# NCEES Sample Exams



## Krakosky (Jan 16, 2012)

I purchased what I thought was the 2008 NCEES sample exam (ISBN 978-1-932613-36-0) and what I thought was the 2010 NCEES sample exam (ISBN 978-1-932613-60-5). The 2008 sample exam includes a morning session and afternoon session for the 3 depths. The 2010 sample exam was specific to MD and only included that depth. The questions in both books are identical, morning and afternoon (MD depth). Can anyone offer any clarification? I thought there were 3 sample exams for purchase: 2001, 2008 and 2010.

Also, I am looking to purchase the 2001 NCEES sample exam but have been unsuccessful finding it on ebay or amazon. Does anyone have it that wants to sell it?

Thanks.


----------



## aneesu786 (Jan 16, 2012)

I have both the books you mentioned. The MD is the same between the two books, you have a redundant copy. I don't believe they published a 2010 sample book yet?? The 2001 copy is very rare, you probably won't find it.

The book that has the three depth section will be the best source of review, and the only one you should have purchased ( I made the same mistake). Put the other book with just the MD away till you take the practice exam in one sitting. Unless you want to return it.

Based on your previous posts, I believe you have a plethora of review material, now you need to just practice and study the sections from MERM and Shigley books. You can always do sample problems from your Statics, dynamics, strength of materials college textbooks. The only thing you can do more is take a review class.

PPI2PASS does have other review materials you can purchase. http://ppi2pass.com/shop/pe-exams/mechanical-pe-exam . Click on each product and they sometimes give some sample questions from the material. Get an idea of what you are purchasing and if you really will benefit from it

From a cost analysis point of view, you probably have spent alot, remember if you have the fundamentals down, you should be able to do any similar problems.


----------



## Trev... P.E. (Jan 19, 2012)

The 2010 book is the same as the 2008 book, just with only a single depth module instead of all 3.

The 2001 has many similar problems and many exactly the same, but there are enough different ones to make it worthwhile if you can find it at a decent price (from a TF standpoint, I did not look at the MD depth Q's). ISBN-13 for 2001 is 978-1-932613-13-1 and ISBN-10 is 1-932613-13-7. Here's the Amazon listing, I got mine for around $40 I think, http://www.amazon.com/Sample-Questions-Solutions-Mechanical-Engineering/dp/1932613137/ but also keep an eye on the marketplace here at EB.com. You'll have to be pretty vigilent, this book is in short supply and so it won't stay unsold for long.


----------



## Krakosky (Jan 20, 2012)

Thanks for the info.

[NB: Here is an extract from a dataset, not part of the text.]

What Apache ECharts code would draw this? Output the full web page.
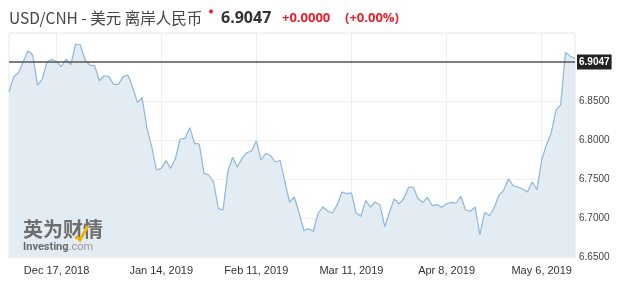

I'm not sure why I thought there was a 2008 and a 2010 sample exam. I did just purchase the 2001 sample exam for around $80. It's more than I wanted to pay but less than I've seen it for in the past. I'm currently working my way thru the MERM practice problems book and might get the 6MS books to work thru afterwards. I'm going to take the 2001 and 2008 practice exams a few weeks before the actual exam in a timed setting.


----------



## WV_Boiler (Jan 20, 2012)

If you know MERM cold, do 6MS &amp; the ncees tests, you will be fine. I had 300 hrs in and was adequetly prepared. Welcome to your obsession for the next 3 months!


----------



## andreyshka (Dec 18, 2012)

Are the 2008/2010 version questions of NCEES sample equstions and solutions, PE Mechanical the same as sold curretnly on the NCEES website?


----------



## Anutka2 (Dec 27, 2012)

Andreyshka, the version currently sold by NCEES is 2011. From what I've read, this is the same as 2008, but the 2008 version gave you all 3 depths in 1 book, here it's split between 3 books. The breadth section is the same in all 3. I only purchased the MD book, and found these problems to be the most helpful and applicable for studying.


----------